Thomas C. Jackson works in watercolor, acrylic, and now has moved to digital collage on aluminum, as he celebrates his graphic novel collaboration with author Fritz McDonald, 2184 ½. These black and white pieces strike chords of doom, and even without their accompanying text, the apocalyptic vibe and under(dog)world settings are strikingly clear. (Books available at Beaverdale Books in Des Moines). VIEW WORKS

William Downs’ ink wash works on paper are haunting and mesmerizing works of motion—sketch-like lines creating imperfect boundaries of figures, creating movement of appendages and posture. Behavior and physicality are both depicted in the bleeding and building up of line. In a fevered action or positioning, body parts change shape- become elongated, shift proportion, and indicate a harrowing knowledge of humans bending, breaking, being manipulated into a state that may look ‘unattractive’ but definitely feel ‘ugly’. His figures are almost always looking out, making eye contact with the viewer/witness/implicated.
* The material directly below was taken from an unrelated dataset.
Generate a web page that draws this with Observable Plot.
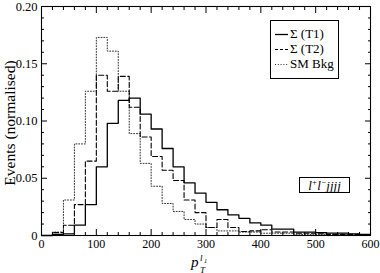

Look for Downs’ paintings in the new movie, Landscape with Invisible Hand, starring Tiffany Haddish. The storyline of this sci-fi film (adapted from M.T. Anderson’s award-winning YA novel), is that aliens invade Earth; it seems good at first, as they offer so much “assistance,” but of course, the outcome is anything but. An in-depth look at colonization through the eyes of young people—a reminder to keep teaching through art. VIEW WORKS

The three works by Larassa Kabel from her Boyfriend series, “Melanie,” “Adrian,” and “Becca,” are photorealistic drawings of photos culled and cropped from POV online pornography. Here, the female gaze counters what it would normally receive—the male gaze. Not only during oral sex but during every act, everywhere, every day. By placing the women as subject, the objectifying lens gets ground down to offer a new view. Kabel’s stilling of ethe act of fellating gives us time to pause and reflect on power dynamics and what eye contact getting made like this, with pencil, by a woman artist, says to us about our own preconceived beliefs about sex, female bodies, and their interiorities. VIEW WORKS

The collab duo, Electric Coffin, dazzle us with their pop art bead works. “Tasty Cakes” and “Bubblicious” appear Warhol-flat from a distance, but as the viewer approaches what they think they are “reading” correctly—brands or packaging that seems familiar, even nostalgic—the images come into focus, and they gleam, they are round, small on-the-verge-of 3-D works. The orange gum image reminds us of small bricks of chewing gum. And while we are remembering the flavor seeping as our jaws moved, we move so close to the work that we pretend to touch it (since we can’t). All the pretending (transporting, may be perceived as a less negative term) that goes into being with these works is a testament to the iconic subject matter and the meticulous and intricate materiality of the works themselves. Electric Coffin’s exploration of consumerism and desire continues, and it tastes so good. VIEW WORKS

Andrew Abbott’s four new smaller works are as involved and full as ever. Abbott continues to give fair play to both interior and exterior scapes, and his imaginative and innovative mind continue to beg us to look, look, keep looking, and look again. “The Glen” is an epitomic work, which feels like a dream of a landscape on the coast, which we see both linearly and aerially, simultaneously. His signature crouched figures are here, as well as some standing or in repose, more relaxed. Though their small cell phones may still be in front of their faces. This work is lush and meditative, and the bodies floating in the foliage seem that they also might be meditating transcendentally. A slightly ominous black and blue cloud swirls in the top left corner, but the roundness of the storm offers comfort, along with yellow bunnies and pink umbrellas. Abbott’s surrealist worlds are almost never frightening, even when they discomfit. VIEW WORKS

Georgi Andonov’s belief that beauty and joy should be expressed in art might seem to contradict the somewhat macabre and surreal paintings he creates. But, working with deference to the masters, he creates paintings that are strikingly contemporary, even in their ambiguous time periods. His use of color and figures prioritizes relational elements and creates fun, if not complex, spectacles for the viewer. VIEW WORKS

Mary Jones three new works impacted viewers so strongly, they sold out quickly. To view other works like these mixed media figurative works, CLICK HERE . Jones never disappoints with her smart and historically connected pieces. You will never be short on discoveries with/in her art, be it of shape, material, or background stories.

On Edge is on view through Saturday, Sept. 30.